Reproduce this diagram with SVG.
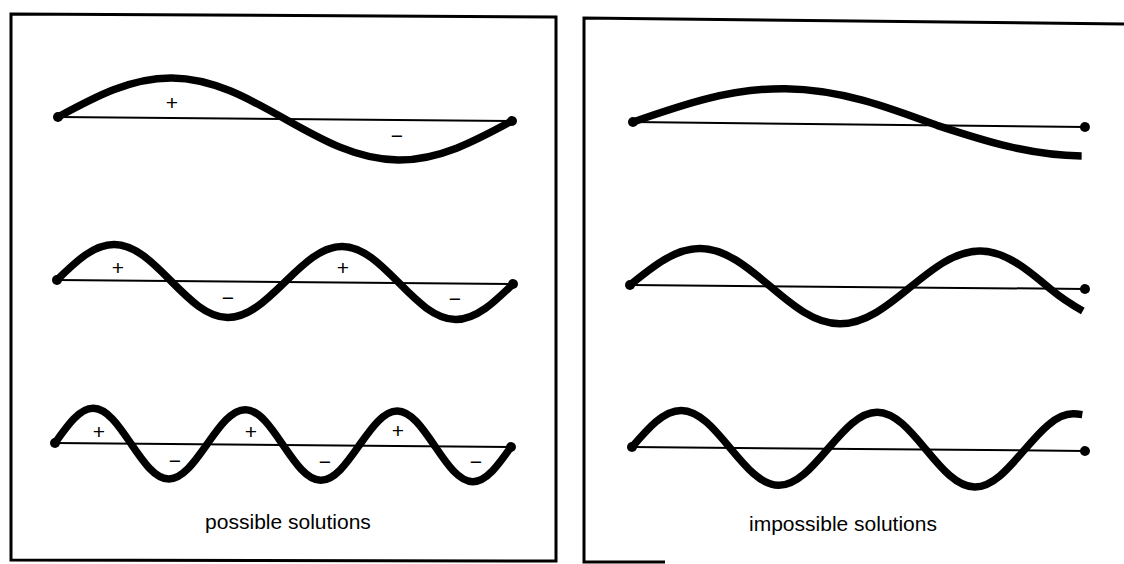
<svg xmlns="http://www.w3.org/2000/svg" width="1124" height="564" viewBox="0 0 1124 564">
<style>
.border{fill:none;stroke:#000;stroke-width:3}
.base{fill:none;stroke:#000;stroke-width:2}
.wave{fill:none;stroke:#000;stroke-width:7.5;stroke-linecap:round;stroke-linejoin:round}
.wave.cut{stroke-linecap:butt}
.dot{fill:#000}
.sign{font-family:"Liberation Sans",Arial,sans-serif;font-size:21px;text-anchor:middle;fill:#000}
.caption{font-family:"Liberation Sans",Arial,sans-serif;font-size:21px;text-anchor:middle;fill:#000}
</style>
<rect width="1124" height="564" fill="#fff"/>

<g id="panel-possible">
  <path class="border" d="M11,14 L556,17 L556,561 L11,560 Z"/>
  <g id="possible-1" transform="translate(58,117) rotate(0.5)">
    <line class="base" x1="0" y1="0" x2="454" y2="0"/>
    <path class="wave" d="M0,0 C37,-20.5 72.4,-40 113.5,-40 C154.6,-40 190,-20.5 227,0 C264,20.5 299.4,40 340.5,40 C381.6,40 417,20.5 454,0"/>
    <circle class="dot" cx="0" cy="0" r="5"/>
    <circle class="dot" cx="454" cy="0" r="5"/>
  </g>
  <text class="sign" x="172" y="110">+</text>
  <text class="sign" x="397" y="143">−</text>

  <g id="possible-2" transform="translate(57,280) rotate(0.5)">
    <line class="base" x1="0" y1="0" x2="456" y2="0"/>
    <path class="wave" d="M0,0 C18.6,-18.5 36.4,-36 57,-36 C77.6,-36 95.4,-18.5 114,0 C132.6,18.5 150.4,36 171,36 C191.6,36 209.4,18.5 228,0 C246.6,-18.5 264.4,-36 285,-36 C305.6,-36 323.4,-18.5 342,0 C360.6,18.5 378.4,36 399,36 C419.6,36 437.4,18.5 456,0"/>
    <circle class="dot" cx="0" cy="0" r="5"/>
    <circle class="dot" cx="456" cy="0" r="5"/>
  </g>
  <text class="sign" x="118" y="275">+</text>
  <text class="sign" x="343" y="275">+</text>
  <text class="sign" x="228" y="305">−</text>
  <text class="sign" x="455" y="306">−</text>

  <g id="possible-3" transform="translate(55,443) rotate(0.5)">
    <line class="base" x1="0" y1="0" x2="456" y2="0"/>
    <path class="wave" d="M0,0 C12.4,-17.9 24.2,-35 38,-35 C51.8,-35 63.6,-17.9 76,0 C88.4,17.9 100.2,35 114,35 C127.8,35 139.6,17.9 152,0 C164.4,-17.9 176.2,-35 190,-35 C203.8,-35 215.6,-17.9 228,0 C240.4,17.9 252.2,35 266,35 C279.8,35 291.6,17.9 304,0 C316.4,-17.9 328.2,-35 342,-35 C355.8,-35 367.6,-17.9 380,0 C392.4,17.9 404.2,35 418,35 C431.8,35 443.6,17.9 456,0"/>
    <circle class="dot" cx="0" cy="0" r="5"/>
    <circle class="dot" cx="456" cy="0" r="5"/>
  </g>
  <text class="sign" x="99" y="439">+</text>
  <text class="sign" x="251" y="439">+</text>
  <text class="sign" x="398" y="438">+</text>
  <text class="sign" x="175" y="468">−</text>
  <text class="sign" x="325" y="469">−</text>
  <text class="sign" x="476" y="469">−</text>

  <text class="caption" x="288" y="529">possible solutions</text>
</g>

<g id="panel-impossible">
  <path class="border" d="M1124,24 L584,18 L584,562 L665,562"/>
  <g id="impossible-1" transform="translate(633,122) rotate(0.63)">
    <line class="base" x1="0" y1="0" x2="452" y2="0"/>
    <path class="wave cut" d="M0,0 C49.6,-17.9 97,-35 152,-35 C207,-35 254.4,-17.9 304,0 C351.3,14.9 396.5,29 449,29"/>
    <circle class="dot" cx="0" cy="0" r="5"/>
    <circle class="dot" cx="452" cy="0" r="5"/>
  </g>

  <g id="impossible-2" transform="translate(630,285) rotate(0.5)">
    <line class="base" x1="0" y1="0" x2="455" y2="0"/>
    <path class="wave cut" d="M0,0 C22.8,-19 44.7,-37 70,-37 C95.3,-37 117.2,-19 140,0 C162.8,19 184.7,37 210,37 C235.3,37 257.2,19 280,0 C302.8,-19 324.7,-37 350,-37 C375.3,-37 397.2,-19 420,0 C431,9 442,16 453,22"/>
    <circle class="dot" cx="0" cy="0" r="5"/>
    <circle class="dot" cx="455" cy="0" r="5"/>
  </g>

  <g id="impossible-3" transform="translate(632,447) rotate(0.5)">
    <line class="base" x1="0" y1="0" x2="453" y2="0"/>
    <path class="wave cut" d="M0,0 C16,-19 31.3,-37 49,-37 C66.7,-37 82,-19 98,0 C114,19 129.3,37 147,37 C164.7,37 180,19 196,0 C212,-19 227.3,-37 245,-37 C262.7,-37 278,-19 294,0 C310,19 325.3,37 343,37 C360.7,37 376,19 392,0 C408,-19 423.3,-37 441,-37 C444,-37 447,-36.7 450,-36.3"/>
    <circle class="dot" cx="0" cy="0" r="5"/>
    <circle class="dot" cx="453" cy="0" r="5"/>
  </g>

  <text class="caption" x="843" y="531">impossible solutions</text>
</g>

<g id="connectors"></g>
</svg>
-=-=-=-=-
● **Work to complete**: Copy the data word for word. Pictures do not go in the copy.

● **Solved problem**:
Reproduce this diagram with SVG.
<svg xmlns="http://www.w3.org/2000/svg" width="1124" height="564" viewBox="0 0 1124 564">
<style>
.border{fill:none;stroke:#000;stroke-width:3}
.base{fill:none;stroke:#000;stroke-width:2}
.wave{fill:none;stroke:#000;stroke-width:7.5;stroke-linecap:round;stroke-linejoin:round}
.wave.cut{stroke-linecap:butt}
.dot{fill:#000}
.sign{font-family:"Liberation Sans",Arial,sans-serif;font-size:21px;text-anchor:middle;fill:#000}
.caption{font-family:"Liberation Sans",Arial,sans-serif;font-size:21px;text-anchor:middle;fill:#000}
</style>
<rect width="1124" height="564" fill="#fff"/>

<g id="panel-possible">
  <path class="border" d="M11,14 L556,17 L556,561 L11,560 Z"/>
  <g id="possible-1" transform="translate(58,117) rotate(0.5)">
    <line class="base" x1="0" y1="0" x2="454" y2="0"/>
    <path class="wave" d="M0,0 C37,-20.5 72.4,-40 113.5,-40 C154.6,-40 190,-20.5 227,0 C264,20.5 299.4,40 340.5,40 C381.6,40 417,20.5 454,0"/>
    <circle class="dot" cx="0" cy="0" r="5"/>
    <circle class="dot" cx="454" cy="0" r="5"/>
  </g>
  <text class="sign" x="172" y="110">+</text>
  <text class="sign" x="397" y="143">−</text>

  <g id="possible-2" transform="translate(57,280) rotate(0.5)">
    <line class="base" x1="0" y1="0" x2="456" y2="0"/>
    <path class="wave" d="M0,0 C18.6,-18.5 36.4,-36 57,-36 C77.6,-36 95.4,-18.5 114,0 C132.6,18.5 150.4,36 171,36 C191.6,36 209.4,18.5 228,0 C246.6,-18.5 264.4,-36 285,-36 C305.6,-36 323.4,-18.5 342,0 C360.6,18.5 378.4,36 399,36 C419.6,36 437.4,18.5 456,0"/>
    <circle class="dot" cx="0" cy="0" r="5"/>
    <circle class="dot" cx="456" cy="0" r="5"/>
  </g>
  <text class="sign" x="118" y="275">+</text>
  <text class="sign" x="343" y="275">+</text>
  <text class="sign" x="228" y="305">−</text>
  <text class="sign" x="455" y="306">−</text>

  <g id="possible-3" transform="translate(55,443) rotate(0.5)">
    <line class="base" x1="0" y1="0" x2="456" y2="0"/>
    <path class="wave" d="M0,0 C12.4,-17.9 24.2,-35 38,-35 C51.8,-35 63.6,-17.9 76,0 C88.4,17.9 100.2,35 114,35 C127.8,35 139.6,17.9 152,0 C164.4,-17.9 176.2,-35 190,-35 C203.8,-35 215.6,-17.9 228,0 C240.4,17.9 252.2,35 266,35 C279.8,35 291.6,17.9 304,0 C316.4,-17.9 328.2,-35 342,-35 C355.8,-35 367.6,-17.9 380,0 C392.4,17.9 404.2,35 418,35 C431.8,35 443.6,17.9 456,0"/>
    <circle class="dot" cx="0" cy="0" r="5"/>
    <circle class="dot" cx="456" cy="0" r="5"/>
  </g>
  <text class="sign" x="99" y="439">+</text>
  <text class="sign" x="251" y="439">+</text>
  <text class="sign" x="398" y="438">+</text>
  <text class="sign" x="175" y="468">−</text>
  <text class="sign" x="325" y="469">−</text>
  <text class="sign" x="476" y="469">−</text>

  <text class="caption" x="288" y="529">possible solutions</text>
</g>

<g id="panel-impossible">
  <path class="border" d="M1124,24 L584,18 L584,562 L665,562"/>
  <g id="impossible-1" transform="translate(633,122) rotate(0.63)">
    <line class="base" x1="0" y1="0" x2="452" y2="0"/>
    <path class="wave cut" d="M0,0 C49.6,-17.9 97,-35 152,-35 C207,-35 254.4,-17.9 304,0 C351.3,14.9 396.5,29 449,29"/>
    <circle class="dot" cx="0" cy="0" r="5"/>
    <circle class="dot" cx="452" cy="0" r="5"/>
  </g>

  <g id="impossible-2" transform="translate(630,285) rotate(0.5)">
    <line class="base" x1="0" y1="0" x2="455" y2="0"/>
    <path class="wave cut" d="M0,0 C22.8,-19 44.7,-37 70,-37 C95.3,-37 117.2,-19 140,0 C162.8,19 184.7,37 210,37 C235.3,37 257.2,19 280,0 C302.8,-19 324.7,-37 350,-37 C375.3,-37 397.2,-19 420,0 C431,9 442,16 453,22"/>
    <circle class="dot" cx="0" cy="0" r="5"/>
    <circle class="dot" cx="455" cy="0" r="5"/>
  </g>

  <g id="impossible-3" transform="translate(632,447) rotate(0.5)">
    <line class="base" x1="0" y1="0" x2="453" y2="0"/>
    <path class="wave cut" d="M0,0 C16,-19 31.3,-37 49,-37 C66.7,-37 82,-19 98,0 C114,19 129.3,37 147,37 C164.7,37 180,19 196,0 C212,-19 227.3,-37 245,-37 C262.7,-37 278,-19 294,0 C310,19 325.3,37 343,37 C360.7,37 376,19 392,0 C408,-19 423.3,-37 441,-37 C444,-37 447,-36.7 450,-36.3"/>
    <circle class="dot" cx="0" cy="0" r="5"/>
    <circle class="dot" cx="453" cy="0" r="5"/>
  </g>

  <text class="caption" x="843" y="531">impossible solutions</text>
</g>

<g id="connectors"></g>
</svg>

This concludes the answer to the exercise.